Conspiracy of Care

Designed for input on individual and group efforts to improve the education of Black Males in America. Sponsored by the Delores Walker Johnson Center for Leadership of Atlas Communities.

Tuesday, July 17, 2007

Face up to hard truth at schools
Detroit Free Press Editorial
July 9, 2007

If you could take a class photo of the 1.2 million young people who drop out of high school in this country each year, one detail would be obvious -- and troubling.

Students of color, usually poor, dominate. It's true in Detroit, where one recent report estimates that city schools graduate only 24.9 % of students who start 9th grade, and shows up in every major study of the dropout population. Failure to complete high school is an epidemic problem among poor minorities, the population that's most in need of education to escape poverty.

So it's encouraging to see many of the nation's leading civil rights groups band together -- belatedly, given how long this has been a problem -- to make educational inequity a more urgent agenda item for state and federal policymakers. The groups behind the Campaign for High School Equity include giants such as the NAACP, the National Council of La Raza, the National Indian Education Association and the National Urban League, each with solid track records of improving opportunities for minorities.

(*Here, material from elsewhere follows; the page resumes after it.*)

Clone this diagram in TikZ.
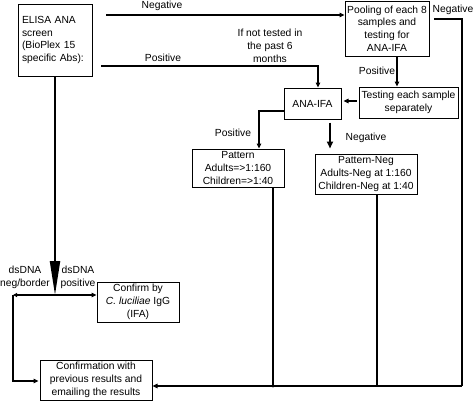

Working in conjunction with the Alliance for Excellent Education, this new super group should have clout and data to command the attention of the political leaders and the community groups, parents and children who have first-hand knowledge of the costs of this crisis.

Nationally, minority students are four times as likely to be enrolled in one of the 2,000 high schools that have been identified as producing approximately half of the nation's dropouts, according to the Campaign's report, "A Plan for Success."

Anyone daring to dismiss this fact as just another minority problem isn't paying enough attention to the population trends. The minority students who are either dropping out of school or getting a grossly inequitable education are also the growing segments of the U.S. population.

Finding ways to keep them in school now and ensuring they get proper skills is a sounder solution than paying for their education deficits later.